## Source data

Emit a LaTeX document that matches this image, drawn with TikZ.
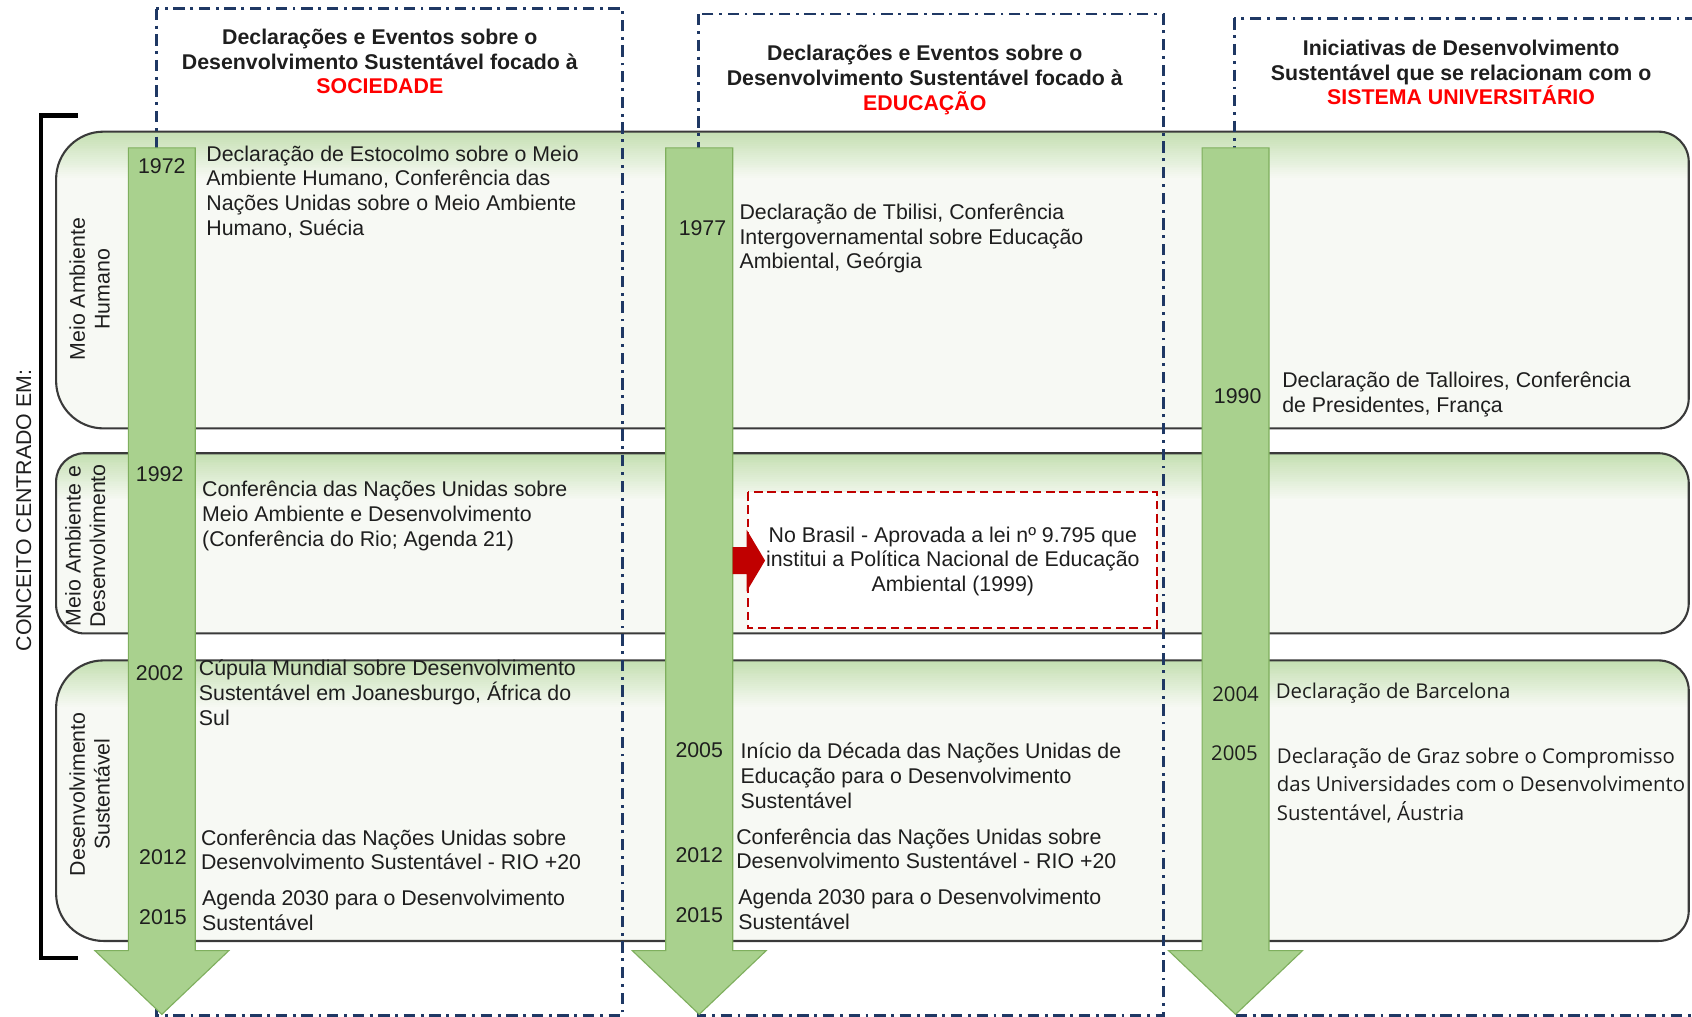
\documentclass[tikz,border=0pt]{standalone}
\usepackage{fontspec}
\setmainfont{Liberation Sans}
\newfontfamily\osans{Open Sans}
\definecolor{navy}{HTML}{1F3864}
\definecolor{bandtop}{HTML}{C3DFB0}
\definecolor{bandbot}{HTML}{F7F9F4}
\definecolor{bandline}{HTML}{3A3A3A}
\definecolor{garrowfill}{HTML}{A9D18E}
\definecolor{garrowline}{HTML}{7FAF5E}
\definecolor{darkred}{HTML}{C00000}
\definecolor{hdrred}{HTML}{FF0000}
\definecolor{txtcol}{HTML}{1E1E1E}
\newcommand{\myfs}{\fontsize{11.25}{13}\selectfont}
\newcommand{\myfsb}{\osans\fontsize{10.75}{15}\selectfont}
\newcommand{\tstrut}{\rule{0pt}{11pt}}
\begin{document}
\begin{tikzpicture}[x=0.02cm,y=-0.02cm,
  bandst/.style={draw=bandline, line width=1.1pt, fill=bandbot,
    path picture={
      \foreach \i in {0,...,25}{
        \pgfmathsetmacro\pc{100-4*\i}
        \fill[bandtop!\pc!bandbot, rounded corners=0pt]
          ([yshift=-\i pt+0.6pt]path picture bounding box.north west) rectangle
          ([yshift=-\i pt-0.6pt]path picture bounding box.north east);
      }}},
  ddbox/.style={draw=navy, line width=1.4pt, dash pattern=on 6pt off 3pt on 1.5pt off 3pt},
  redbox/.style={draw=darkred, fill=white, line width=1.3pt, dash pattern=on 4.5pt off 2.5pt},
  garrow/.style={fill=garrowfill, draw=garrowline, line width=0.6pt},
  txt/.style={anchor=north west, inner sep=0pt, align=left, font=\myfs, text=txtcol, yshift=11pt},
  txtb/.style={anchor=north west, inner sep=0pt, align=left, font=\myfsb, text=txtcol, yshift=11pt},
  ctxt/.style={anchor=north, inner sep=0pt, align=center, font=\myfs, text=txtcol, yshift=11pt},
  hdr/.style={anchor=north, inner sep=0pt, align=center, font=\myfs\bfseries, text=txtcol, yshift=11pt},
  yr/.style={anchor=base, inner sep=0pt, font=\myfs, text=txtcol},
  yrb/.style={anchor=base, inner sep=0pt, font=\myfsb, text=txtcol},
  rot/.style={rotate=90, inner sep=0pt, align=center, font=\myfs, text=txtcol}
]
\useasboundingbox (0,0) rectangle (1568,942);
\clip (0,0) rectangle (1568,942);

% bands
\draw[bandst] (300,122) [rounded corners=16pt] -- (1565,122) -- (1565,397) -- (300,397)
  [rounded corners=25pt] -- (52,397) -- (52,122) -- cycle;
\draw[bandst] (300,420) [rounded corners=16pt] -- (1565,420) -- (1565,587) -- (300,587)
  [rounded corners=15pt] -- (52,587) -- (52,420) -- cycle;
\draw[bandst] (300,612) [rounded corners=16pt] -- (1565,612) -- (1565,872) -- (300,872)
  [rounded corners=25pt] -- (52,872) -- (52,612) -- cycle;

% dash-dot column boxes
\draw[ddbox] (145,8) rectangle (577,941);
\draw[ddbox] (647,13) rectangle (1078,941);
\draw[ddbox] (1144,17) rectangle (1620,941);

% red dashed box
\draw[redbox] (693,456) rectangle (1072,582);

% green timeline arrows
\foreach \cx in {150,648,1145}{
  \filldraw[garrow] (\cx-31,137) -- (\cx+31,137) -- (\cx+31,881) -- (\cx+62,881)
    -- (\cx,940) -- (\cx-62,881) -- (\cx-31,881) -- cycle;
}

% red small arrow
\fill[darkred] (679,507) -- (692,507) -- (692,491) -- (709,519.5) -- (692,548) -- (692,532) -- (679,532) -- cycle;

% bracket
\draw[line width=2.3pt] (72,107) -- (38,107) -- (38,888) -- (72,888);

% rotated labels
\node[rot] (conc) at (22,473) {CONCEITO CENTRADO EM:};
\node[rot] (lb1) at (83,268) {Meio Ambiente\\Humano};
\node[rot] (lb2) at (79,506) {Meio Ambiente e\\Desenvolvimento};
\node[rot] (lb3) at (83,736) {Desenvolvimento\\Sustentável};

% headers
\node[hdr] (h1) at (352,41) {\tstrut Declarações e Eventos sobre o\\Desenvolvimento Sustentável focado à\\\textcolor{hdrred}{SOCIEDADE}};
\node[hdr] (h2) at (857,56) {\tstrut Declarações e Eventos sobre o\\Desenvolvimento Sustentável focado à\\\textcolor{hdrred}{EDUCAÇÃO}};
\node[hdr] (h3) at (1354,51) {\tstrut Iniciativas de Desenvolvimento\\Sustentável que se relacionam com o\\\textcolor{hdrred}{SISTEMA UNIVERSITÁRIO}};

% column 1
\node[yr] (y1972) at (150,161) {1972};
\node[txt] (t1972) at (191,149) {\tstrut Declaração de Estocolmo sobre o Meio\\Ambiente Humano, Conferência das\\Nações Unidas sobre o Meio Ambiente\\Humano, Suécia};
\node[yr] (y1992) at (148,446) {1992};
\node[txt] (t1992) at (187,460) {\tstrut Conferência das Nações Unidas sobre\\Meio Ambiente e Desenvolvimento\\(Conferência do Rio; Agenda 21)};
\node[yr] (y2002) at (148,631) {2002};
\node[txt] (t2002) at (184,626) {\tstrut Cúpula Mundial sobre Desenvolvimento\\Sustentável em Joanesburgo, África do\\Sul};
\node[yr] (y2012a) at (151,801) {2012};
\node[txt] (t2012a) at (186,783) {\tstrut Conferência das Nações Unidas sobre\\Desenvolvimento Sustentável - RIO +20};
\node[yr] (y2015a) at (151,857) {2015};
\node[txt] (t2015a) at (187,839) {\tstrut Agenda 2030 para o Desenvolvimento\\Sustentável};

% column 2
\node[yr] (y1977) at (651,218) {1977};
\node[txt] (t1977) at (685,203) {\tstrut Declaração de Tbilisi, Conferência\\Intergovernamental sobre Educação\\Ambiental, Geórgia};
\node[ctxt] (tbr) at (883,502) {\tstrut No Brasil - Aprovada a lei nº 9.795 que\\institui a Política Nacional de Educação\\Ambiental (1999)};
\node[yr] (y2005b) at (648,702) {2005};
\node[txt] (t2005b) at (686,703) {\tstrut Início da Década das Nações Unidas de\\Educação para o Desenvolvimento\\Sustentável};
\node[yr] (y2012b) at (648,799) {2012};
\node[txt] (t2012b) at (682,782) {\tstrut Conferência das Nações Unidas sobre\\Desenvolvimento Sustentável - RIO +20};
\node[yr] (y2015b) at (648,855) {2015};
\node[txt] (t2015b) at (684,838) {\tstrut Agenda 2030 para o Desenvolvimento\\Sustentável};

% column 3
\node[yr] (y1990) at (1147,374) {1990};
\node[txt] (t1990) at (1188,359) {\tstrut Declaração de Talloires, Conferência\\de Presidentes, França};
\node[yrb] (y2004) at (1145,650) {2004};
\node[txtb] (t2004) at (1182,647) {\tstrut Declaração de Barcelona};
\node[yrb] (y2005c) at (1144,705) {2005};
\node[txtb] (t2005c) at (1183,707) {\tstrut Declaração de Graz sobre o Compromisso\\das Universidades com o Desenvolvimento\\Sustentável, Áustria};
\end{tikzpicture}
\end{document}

## Directions
Leave the pictures out and copy the rest of the data exactly.

## Worked answer
Emit a LaTeX document that matches this image, drawn with TikZ.
\documentclass[tikz,border=0pt]{standalone}
\usepackage{fontspec}
\setmainfont{Liberation Sans}
\newfontfamily\osans{Open Sans}
\definecolor{navy}{HTML}{1F3864}
\definecolor{bandtop}{HTML}{C3DFB0}
\definecolor{bandbot}{HTML}{F7F9F4}
\definecolor{bandline}{HTML}{3A3A3A}
\definecolor{garrowfill}{HTML}{A9D18E}
\definecolor{garrowline}{HTML}{7FAF5E}
\definecolor{darkred}{HTML}{C00000}
\definecolor{hdrred}{HTML}{FF0000}
\definecolor{txtcol}{HTML}{1E1E1E}
\newcommand{\myfs}{\fontsize{11.25}{13}\selectfont}
\newcommand{\myfsb}{\osans\fontsize{10.75}{15}\selectfont}
\newcommand{\tstrut}{\rule{0pt}{11pt}}
\begin{document}
\begin{tikzpicture}[x=0.02cm,y=-0.02cm,
  bandst/.style={draw=bandline, line width=1.1pt, fill=bandbot,
    path picture={
      \foreach \i in {0,...,25}{
        \pgfmathsetmacro\pc{100-4*\i}
        \fill[bandtop!\pc!bandbot, rounded corners=0pt]
          ([yshift=-\i pt+0.6pt]path picture bounding box.north west) rectangle
          ([yshift=-\i pt-0.6pt]path picture bounding box.north east);
      }}},
  ddbox/.style={draw=navy, line width=1.4pt, dash pattern=on 6pt off 3pt on 1.5pt off 3pt},
  redbox/.style={draw=darkred, fill=white, line width=1.3pt, dash pattern=on 4.5pt off 2.5pt},
  garrow/.style={fill=garrowfill, draw=garrowline, line width=0.6pt},
  txt/.style={anchor=north west, inner sep=0pt, align=left, font=\myfs, text=txtcol, yshift=11pt},
  txtb/.style={anchor=north west, inner sep=0pt, align=left, font=\myfsb, text=txtcol, yshift=11pt},
  ctxt/.style={anchor=north, inner sep=0pt, align=center, font=\myfs, text=txtcol, yshift=11pt},
  hdr/.style={anchor=north, inner sep=0pt, align=center, font=\myfs\bfseries, text=txtcol, yshift=11pt},
  yr/.style={anchor=base, inner sep=0pt, font=\myfs, text=txtcol},
  yrb/.style={anchor=base, inner sep=0pt, font=\myfsb, text=txtcol},
  rot/.style={rotate=90, inner sep=0pt, align=center, font=\myfs, text=txtcol}
]
\useasboundingbox (0,0) rectangle (1568,942);
\clip (0,0) rectangle (1568,942);

% bands
\draw[bandst] (300,122) [rounded corners=16pt] -- (1565,122) -- (1565,397) -- (300,397)
  [rounded corners=25pt] -- (52,397) -- (52,122) -- cycle;
\draw[bandst] (300,420) [rounded corners=16pt] -- (1565,420) -- (1565,587) -- (300,587)
  [rounded corners=15pt] -- (52,587) -- (52,420) -- cycle;
\draw[bandst] (300,612) [rounded corners=16pt] -- (1565,612) -- (1565,872) -- (300,872)
  [rounded corners=25pt] -- (52,872) -- (52,612) -- cycle;

% dash-dot column boxes
\draw[ddbox] (145,8) rectangle (577,941);
\draw[ddbox] (647,13) rectangle (1078,941);
\draw[ddbox] (1144,17) rectangle (1620,941);

% red dashed box
\draw[redbox] (693,456) rectangle (1072,582);

% green timeline arrows
\foreach \cx in {150,648,1145}{
  \filldraw[garrow] (\cx-31,137) -- (\cx+31,137) -- (\cx+31,881) -- (\cx+62,881)
    -- (\cx,940) -- (\cx-62,881) -- (\cx-31,881) -- cycle;
}

% red small arrow
\fill[darkred] (679,507) -- (692,507) -- (692,491) -- (709,519.5) -- (692,548) -- (692,532) -- (679,532) -- cycle;

% bracket
\draw[line width=2.3pt] (72,107) -- (38,107) -- (38,888) -- (72,888);

% rotated labels
\node[rot] (conc) at (22,473) {CONCEITO CENTRADO EM:};
\node[rot] (lb1) at (83,268) {Meio Ambiente\\Humano};
\node[rot] (lb2) at (79,506) {Meio Ambiente e\\Desenvolvimento};
\node[rot] (lb3) at (83,736) {Desenvolvimento\\Sustentável};

% headers
\node[hdr] (h1) at (352,41) {\tstrut Declarações e Eventos sobre o\\Desenvolvimento Sustentável focado à\\\textcolor{hdrred}{SOCIEDADE}};
\node[hdr] (h2) at (857,56) {\tstrut Declarações e Eventos sobre o\\Desenvolvimento Sustentável focado à\\\textcolor{hdrred}{EDUCAÇÃO}};
\node[hdr] (h3) at (1354,51) {\tstrut Iniciativas de Desenvolvimento\\Sustentável que se relacionam com o\\\textcolor{hdrred}{SISTEMA UNIVERSITÁRIO}};

% column 1
\node[yr] (y1972) at (150,161) {1972};
\node[txt] (t1972) at (191,149) {\tstrut Declaração de Estocolmo sobre o Meio\\Ambiente Humano, Conferência das\\Nações Unidas sobre o Meio Ambiente\\Humano, Suécia};
\node[yr] (y1992) at (148,446) {1992};
\node[txt] (t1992) at (187,460) {\tstrut Conferência das Nações Unidas sobre\\Meio Ambiente e Desenvolvimento\\(Conferência do Rio; Agenda 21)};
\node[yr] (y2002) at (148,631) {2002};
\node[txt] (t2002) at (184,626) {\tstrut Cúpula Mundial sobre Desenvolvimento\\Sustentável em Joanesburgo, África do\\Sul};
\node[yr] (y2012a) at (151,801) {2012};
\node[txt] (t2012a) at (186,783) {\tstrut Conferência das Nações Unidas sobre\\Desenvolvimento Sustentável - RIO +20};
\node[yr] (y2015a) at (151,857) {2015};
\node[txt] (t2015a) at (187,839) {\tstrut Agenda 2030 para o Desenvolvimento\\Sustentável};

% column 2
\node[yr] (y1977) at (651,218) {1977};
\node[txt] (t1977) at (685,203) {\tstrut Declaração de Tbilisi, Conferência\\Intergovernamental sobre Educação\\Ambiental, Geórgia};
\node[ctxt] (tbr) at (883,502) {\tstrut No Brasil - Aprovada a lei nº 9.795 que\\institui a Política Nacional de Educação\\Ambiental (1999)};
\node[yr] (y2005b) at (648,702) {2005};
\node[txt] (t2005b) at (686,703) {\tstrut Início da Década das Nações Unidas de\\Educação para o Desenvolvimento\\Sustentável};
\node[yr] (y2012b) at (648,799) {2012};
\node[txt] (t2012b) at (682,782) {\tstrut Conferência das Nações Unidas sobre\\Desenvolvimento Sustentável - RIO +20};
\node[yr] (y2015b) at (648,855) {2015};
\node[txt] (t2015b) at (684,838) {\tstrut Agenda 2030 para o Desenvolvimento\\Sustentável};

% column 3
\node[yr] (y1990) at (1147,374) {1990};
\node[txt] (t1990) at (1188,359) {\tstrut Declaração de Talloires, Conferência\\de Presidentes, França};
\node[yrb] (y2004) at (1145,650) {2004};
\node[txtb] (t2004) at (1182,647) {\tstrut Declaração de Barcelona};
\node[yrb] (y2005c) at (1144,705) {2005};
\node[txtb] (t2005c) at (1183,707) {\tstrut Declaração de Graz sobre o Compromisso\\das Universidades com o Desenvolvimento\\Sustentável, Áustria};
\end{tikzpicture}
\end{document}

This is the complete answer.